Responsable de la muerte de 40 personas, mentor del corralito, Fernando De la Rúa no solo encabezó un gobierno penoso sino que su salida marcó el fin del radicalismo como proyecto político.

Cuando se subió al helicóptero, Fernando De La Rúa puso fin no solo a su gobierno sino al radicalismo como expresión política. Un final que de algún modo venía anunciándose hacía mucho tiempo, mucho antes del triunfo de la Alianza y que se encarna en la figura de quien fue su gran mentor político, Ricardo Balbín. Durante mucho tiempo, el radicalismo se mantuvo en pie gracias a la doble estrategia del Chino, un antiperonismo más o menos intenso de acuerdo a los tiempos y la connivencia, que llegó a ser desembozada, con los gobiernos militares a los que les prestó funcionarios y apoyos a veces explícitos.

De ese lado viene De la Rúa. Se podría decir que de la esencia misma del radicalismo. De aquella parte que juega a enfrentarse con el poder mientras negocia con él y acata sus designios, como acaba de demostrar la última convención realizada en Gualeguaychú. En este devenir, la figura de Alfonsín tiene algo de irrupción setentista pero de cuño radical, que eso fue, en su momento, Franja Morada. Enfrentamiento discursivo al poder, por momentos virulento, y un afán de modernidad sostenido en la idea de refundación de la democracia (lo del Tercer Movimiento Histórico).

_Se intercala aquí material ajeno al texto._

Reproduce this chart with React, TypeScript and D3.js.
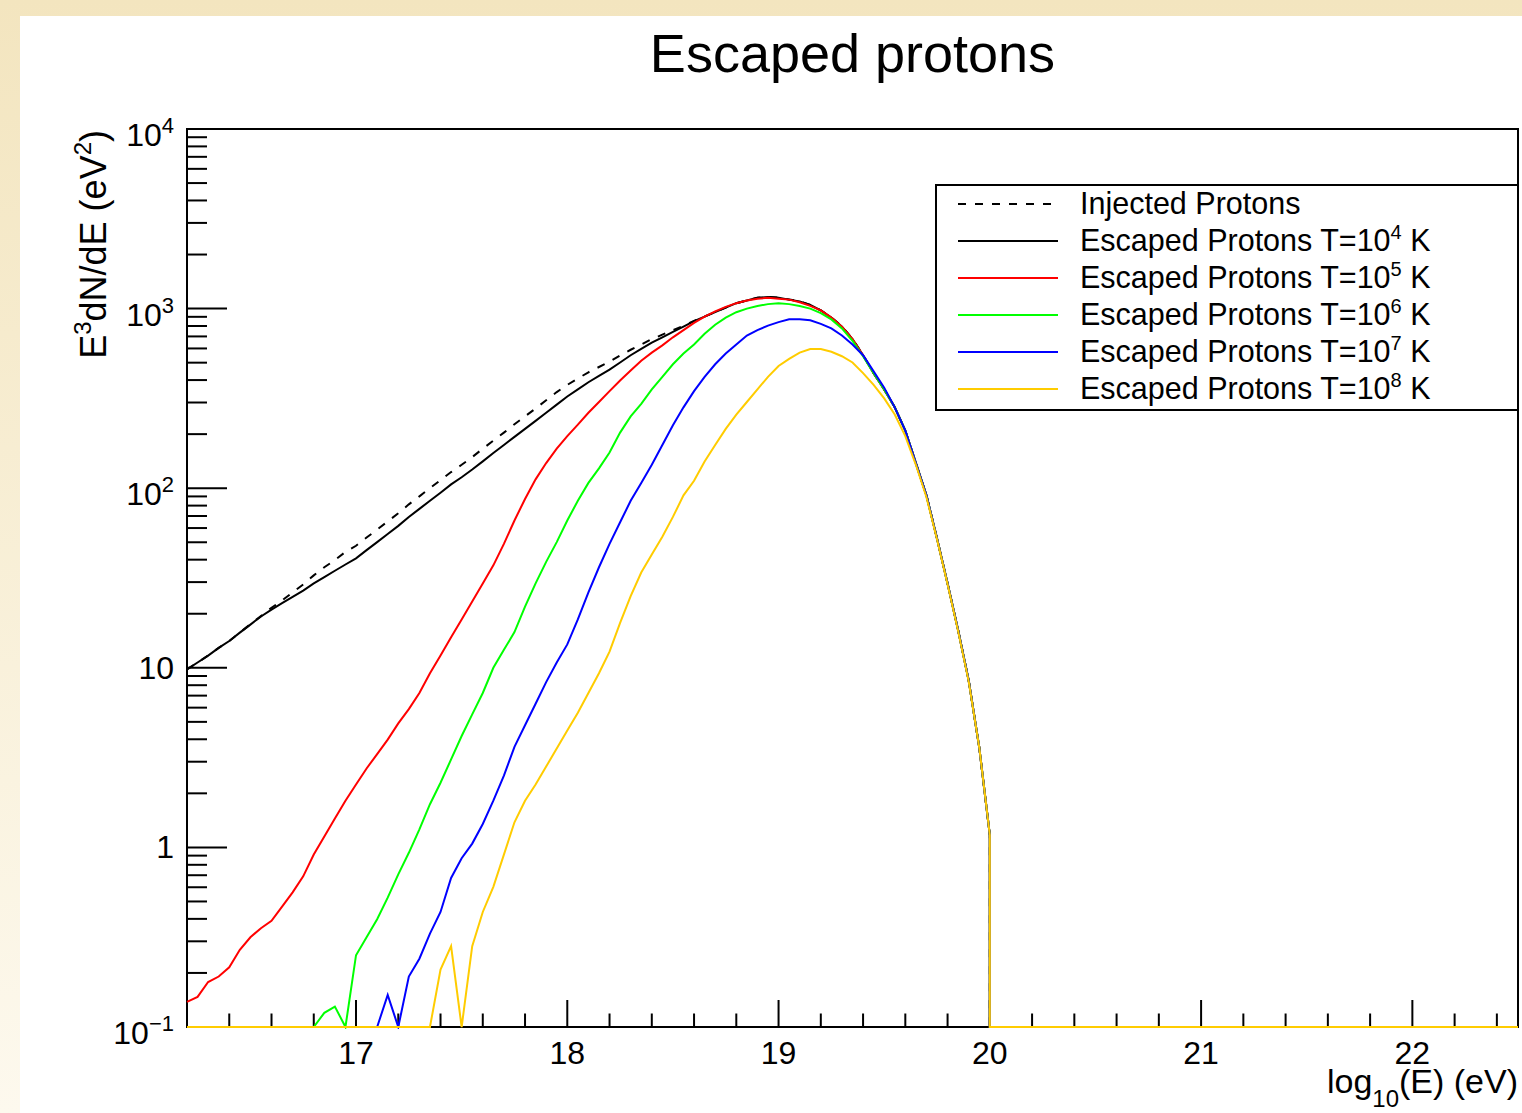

La caída de Alfonsín marca el final de esa breve primavera más o menos progresista. Y volvió Balbín encarnado en la figura de De La Rúa, un radical como los de antes y cuya campaña electoral a la presidencia se basó en dos significantes vacíos, el aburrimiento y la transparencia, y una promesa que terminó siendo su acta de defunción: la persistencia de la convertibilidad.

Para ganar las elecciones, el radicalismo se unió a lo que por entonces se llamaba FREPASO, que aportó a la fórmula un cierto tinte progresista que la trayectoria de De La Rúa no permitía augurar. La Alianza se llevó puestos a todos, incluidos el hoy ausente Chacho Álvarez, el patético presente de Graciela Fernández Meijide que, de integrar la CONADEP, pasó a ser aliada de un gobierno negacionista, además de la irremontable posición de Cavallo convertido en sinónimo de fracaso económico.

De la Rúa salió del panorama político argentino ni bien se subió al helicóptero. Nadie lo consultaba por nada, no tenía injerencia en ninguna decisión de su partido y si logró sobrevivir fue a través de la imitación de Freddy Villarruel, quien eligió para personificarlo sus aspectos menos crueles y más risibles (básicamente un permanente despiste). La realidad fue bastante menos graciosa y más letal.

Y con él salió del mapa el radicalismo que, por un lado, se transformó en un partido provincial al estilo del Movimiento Popular Neuquino y, por el otro, en furgón muy de cola de proyectos manejados por otros como sucede en la coalición de gobierno que integran.

Es que hace rato que el radicalismo no tiene nada que defender más que su propia persistencia. La misión que se ha autoadjudicado es hacer acto de presencia, sobrevivir, no se sabe muy bien ya para qué. De La Rúa lo hizo todo para ganar las elecciones y cuando llegó el momento de tener que quedarse decretó un estado de sitio que costó 40 muertes, además de adoptar un plan económico que dejó a miles en la ruina. Porque de lo que se trataba era de seguir, a cualquier precio.

Las muertes no suelen llevarse con ellas los estilos ni las ideas. El delarruismo como actitud política sigue en pie como si nada. Eso, como si nada.